Теперь мне понятен поступок тов. Молчанова, отбросившего свое обычное глубоко-человечное отношение, заставившего меня отдать ему партбилет до того, как я получила даже выписку из партколлегии о моем исключении, и повернувшего нож мне в сердце на мою просьбу разрешить мне отнести партбилет в партколлегию: “Нет, вы отдадите партбилет сейчас и после того, как станете беспартийной, – дадите нам подписку о выезде из Москвы через месяц и прочее”. Через месяц, а он не захотел ждать и одного дня с партбилетом! Ясно, что он меня считает двурушницей, твоей пособницей. И партколлегия, вообще говоря отнесшаяся ко мне сердечно, по-товарищески, в конце концов отметила “неискренность моего поведения на партколлегии”. Ну, что ж, Лева, не довольно с тебя? Говорит все это что-нибудь твоему уму и сердцу? Где же моя клятва ЛЕНИНУ?

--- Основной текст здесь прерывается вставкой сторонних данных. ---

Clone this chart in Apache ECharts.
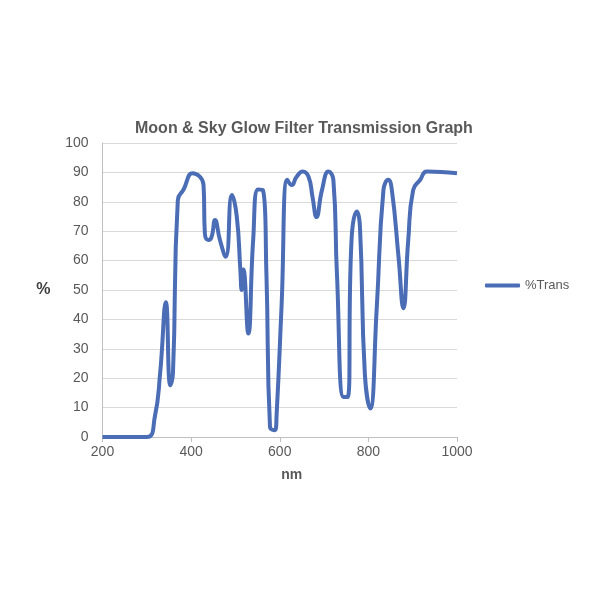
<!DOCTYPE html>
<html><head><meta charset="utf-8">
<script src="https://cdn.jsdelivr.net/npm/echarts@6/dist/echarts.min.js"></script>
<style>html,body{margin:0;padding:0;background:#fff}#c{width:600px;height:600px}</style>
</head><body><div id="c"></div>
<script>
const wavelengths = [200,300,318,330,343,353,359,370,383,403,428,431,439,446,454,465,478,492,503,511,514,518,529,540,551,562,570,578,589,593,604,617,627,638,652,665,674,683,695,710,721,729,744,753,762,774,781,792,804,819,834,845,853,868,879,890,901,917,932,1000];
const transmission = [0,0,6.8,21.6,45.8,17.6,21.6,80.6,84.2,89.7,85.7,69.3,67,68,73.8,67,61.3,82.3,75,57,50,57,35.2,67,84.2,84,55,3.4,2.3,7.9,44.3,87.5,85.7,88.5,90.3,88.5,81.6,74.8,83.8,90.3,87.5,55.7,13.6,13.6,67,76.7,71.5,21.6,9.7,44.3,84,87.5,84,61.3,43.8,67,84,87.5,90.3,89.7];
const seriesName = '%Trans';
const titleText = 'Moon & Sky Glow Filter Transmission Graph';

const chart = echarts.init(document.getElementById('c'));
chart.setOption({
  animation: false,
  backgroundColor: '#fff',
  title: {
    text: titleText, left: 130, top: 116,
    textStyle: { fontFamily: 'Liberation Sans', fontSize: 16, fontWeight: 'bold', color: '#595959' }
  },
  legend: {
    data: [seriesName], left: 480, top: 274, orient: 'vertical',
    icon: 'roundRect', itemWidth: 35, itemHeight: 4, itemGap: 6,
    textStyle: { fontFamily: 'Liberation Sans', fontSize: 13, color: '#595959' }
  },
  grid: { left: 102.5, right: 143, top: 143, bottom: 163, containLabel: false },
  xAxis: {
    type: 'value', min: 200, max: 1000, interval: 200,
    name: 'nm', nameLocation: 'middle', nameGap: 31,
    nameTextStyle: { fontFamily: 'Liberation Sans', fontSize: 14, fontWeight: 'bold', color: '#595959', padding: [0, 0, 0, 24] },
    axisLine: { show: true, lineStyle: { color: '#bfbfbf', width: 1 } },
    axisTick: { show: true, length: 5, lineStyle: { color: '#bfbfbf' } },
    axisLabel: { fontFamily: 'Liberation Sans', fontSize: 14, color: '#595959', margin: 8, formatter: v => String(v) },
    splitLine: { show: false }
  },
  yAxis: {
    type: 'value', min: 0, max: 100, interval: 10,
    name: '%', nameLocation: 'middle', nameGap: 52, nameRotate: 0,
    nameTextStyle: { fontFamily: 'Liberation Sans', fontSize: 16, fontWeight: 'bold', color: '#404040' },
    axisLine: { show: true, lineStyle: { color: '#bfbfbf', width: 1 } },
    axisTick: { show: false },
    axisLabel: { fontFamily: 'Liberation Sans', fontSize: 14, color: '#595959', margin: 14 },
    splitLine: { show: true, lineStyle: { color: '#d9d9d9', width: 1 } }
  },
  series: [{
    name: seriesName, type: 'line',
    data: wavelengths.map((w, i) => [w, transmission[i]]),
    showSymbol: false, smooth: 0.5,
    lineStyle: { color: '#4a6db5', width: 4 },
    itemStyle: { color: '#4a6db5' }
  }]
});
</script></body></html>
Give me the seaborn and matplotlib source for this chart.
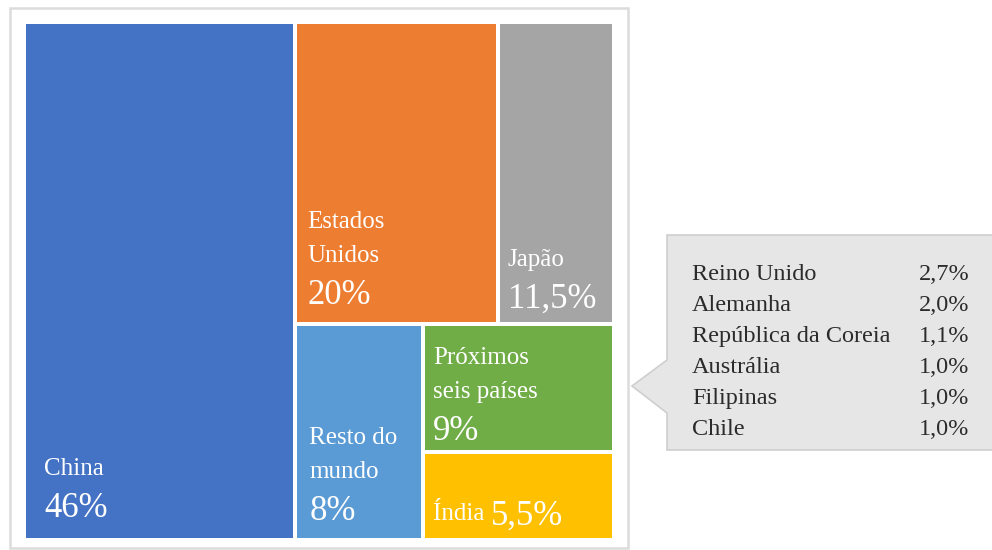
import matplotlib
matplotlib.use("Agg")
import matplotlib.pyplot as plt
from matplotlib.patches import Rectangle, Polygon
import seaborn as sns

# ---- data ----
tiles = ["China", "Estados Unidos", "Japão", "Resto do mundo", "Próximos seis países", "Índia"]
tile_text = [["China"], ["Estados", "Unidos"], ["Japão"], ["Resto do", "mundo"], ["Próximos", "seis países"], []]
share_labels = ["46%", "20%", "11,5%", "8%", "9%", "5,5%"]
area_values = [46.0, 20.0, 11.5, 9.0, 8.0, 5.5]   # tile areas
tile_colors = ["#4472C4", "#ED7D31", "#A5A5A5", "#5B9BD5", "#70AD47", "#FFC000"]

detail_countries = ["Reino Unido", "Alemanha", "República da Coreia", "Austrália", "Filipinas", "Chile"]
detail_shares = ["2,7%", "2,0%", "1,1%", "1,0%", "1,0%", "1,0%"]

sns.set_theme(style="white")
plt.rcParams["font.family"] = ["Liberation Serif", "DejaVu Serif"]
palette = sns.color_palette(tile_colors)

W, H = 992, 550
fig = plt.figure(figsize=(W / 100, H / 100), dpi=100)

# overlay axes in pixel coordinates (frame + callout)
ov = fig.add_axes([0, 0, 1, 1], zorder=0)
ov.set_xlim(0, W)
ov.set_ylim(H, 0)
ov.axis("off")
ov.add_patch(Rectangle((10, 8), 618, 540, facecolor="white", edgecolor="#dcdcdc", lw=1.8))

# treemap axes
L, R, T, B = 24, 614, 22, 540
ax = fig.add_axes([L / W, (H - B) / H, (R - L) / W, (B - T) / H], zorder=1)
ax.set_xlim(0, 1)
ax.set_ylim(0, 1)
ax.axis("off")

# layout (slice layout like the reference)
total = sum(area_values)
china, us, jp, rest, six, ind = area_values
fc = china / total
rem = total - china
h_top = (us + jp) / rem
rw = 1 - fc
rects = []
rects.append((0, 0, fc, 1))
rects.append((fc, 1 - h_top, rw * us / (us + jp), h_top))
rects.append((fc + rw * us / (us + jp), 1 - h_top, rw * jp / (us + jp), h_top))
bh = 1 - h_top
rest_w = rw * rest / (rest + six + ind)
rects.append((fc, 0, rest_w, bh))
six_h = bh * six / (six + ind)
rects.append((fc + rest_w, bh - six_h, rw - rest_w, six_h))
rects.append((fc + rest_w, 0, rw - rest_w, bh - six_h))

lw_pt = 4 * 72 / 100
for (x, y, w, h), c in zip(rects, palette):
    ax.add_patch(Rectangle((x, y), w, h, facecolor=c, edgecolor="white", lw=lw_pt))

# text placement (pixel offsets from the tile's bottom-left)
left_pad = [20, 12, 10, 14, 10, 10]
bottom_pad = [23, 20, 16, 20, 12, 20]
small_fs, big_fs = 18, 25
for i, (x, y, w, h) in enumerate(rects):
    base = bottom_pad[i]
    lp = left_pad[i]
    if tiles[i] == "Índia":
        t = ax.annotate("Índia ", (x, y), xytext=(lp, base), textcoords="offset pixels",
                        color="white", fontsize=small_fs, va="baseline", ha="left")
        ax.annotate(share_labels[i], xy=(1, 0), xycoords=t, xytext=(0, 0),
                    textcoords="offset pixels", color="white", fontsize=big_fs,
                    va="baseline", ha="left")
        continue
    ax.annotate(share_labels[i], (x, y), xytext=(lp, base), textcoords="offset pixels",
                color="white", fontsize=big_fs, va="baseline", ha="left")
    yy = base + 42
    for line in reversed(tile_text[i]):
        ax.annotate(line, (x, y), xytext=(lp, yy), textcoords="offset pixels",
                    color="white", fontsize=small_fs, va="baseline", ha="left")
        yy += 34

# callout
poly = [(667, 235), (995, 235), (995, 450), (667, 450), (667, 413), (632, 386), (667, 360)]
ov.add_patch(Polygon(poly, closed=True, facecolor="#e6e6e6", edgecolor="#cfcfcf", lw=1.2))
for k, (name, val) in enumerate(zip(detail_countries, detail_shares)):
    yb = 280 + k * 31
    ov.text(692, yb, name, fontsize=17.5, color="#2b2b2b", va="baseline", ha="left")
    ov.text(919, yb, val, fontsize=17.5, color="#2b2b2b", va="baseline", ha="left")

fig.savefig("out.png", dpi=100)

Совершенно правильно исключила меня партколлегия за: “За потерю партийной бдительности, за защиту контрреволюционера Каменева и отстаивание его невиновности и непричастности к контрреволюционной троцкистско-зиновьевской <группе>” – и все это я пишу тебе в годовщину – в одиннадцатую годовщину – в день смерти ЛЕНИНА. Как пережить все это, и после того как я уж столько настрадалась? Ты способен хоть минуту подумать о моем горе?

Вряд ли. В личной жизни ты всегда думал только о себе, и письмо твое полно только твоими переживаниями. Ни слова тревоги, боли за наше самочувствие! А знаешь, что Игоря тоже исключили и из комсомола и из Института “за антисоветское выступление на комсомольском собрании”, где он с юношеской пылкостью вздумал защищать тебя от обвинения в причастности к злодейскому преступлению Николаева?

А подумал ли ты, что пережил Волик с его революционным сердчишком, которому нисколько не облегчили мои объяснения детски прямолинейных и даже жестоких выходок его друзей? И как ты мог подумать, что я ему лгу? Когда это бывало?

Ну, пусть хоть ужасной ценой, но ты, наконец, навсегда порвал с прошлым, я хочу этому верить, ибо знаю – как, может быть, никто – что ты и от оппозиции колебался еще больше, чем от партии. Теперь же, когда революция поднялась на высоту, недосягаемую никаким потрясениям, когда вся страна в едином порыве строит социализм – кто, кто может противостоять ей?!

Всеобщая буря ненависти – не только к открытому злодейству николаевской шайки – но ко всякой нечистой политической игре, пронесшаяся по стране очистительным ураганом, – вот гарантия невозможности возникновения в дальнейшем сколько-нибудь значительных антипартийных, антисоветских группировок.

Думаю, что вы будете иметь печальное имя “последней оппозиции в стране победившего социализма”.

Именно теперь, выковывая идеологию бесклассового общества, партия будет бороться в первую очередь за КРИСТАЛЬНУЮ ЧИСТОТУ и ЧЕСТНОСТЬ НОВЫХ ЛЮДЕЙ.

Что касается наших личных отношений, ты и сам, после всех обманов, не решаешься претендовать, чтоб я оказывала тебе больше доверия, чем партия. Буду я дальше в ЕЕ РЯДАХ или ВНЕ ИХ, для меня не может быть иного пути, чем тот, который она указывает.

Никаких театральных “прощай” или “до свиданья” я говорит тебе не собираюсь, я прощала тебе великое множество личных обид и унижений, но то, что ты теперь сделал меня обманщицей перед партией, я конечно, простить тебе не могу.

Но, так как никто кроме меня о тебе не позаботится, я сделаю все, что в моих силах, чтоб обеспечить тебе возможность полезной и планомерной работы, хотя бы пока над Пушкиным и Колоколом.

Желаю тебе сил и бодрости для преодоления разрыва между тобой и партией, в котором ты никого креме себя не можешь винить.

 

Татьяна

 

 

РГАСПИ Ф. 17, Оп. 171, Д. 210, Л. 17-18. Машинопись.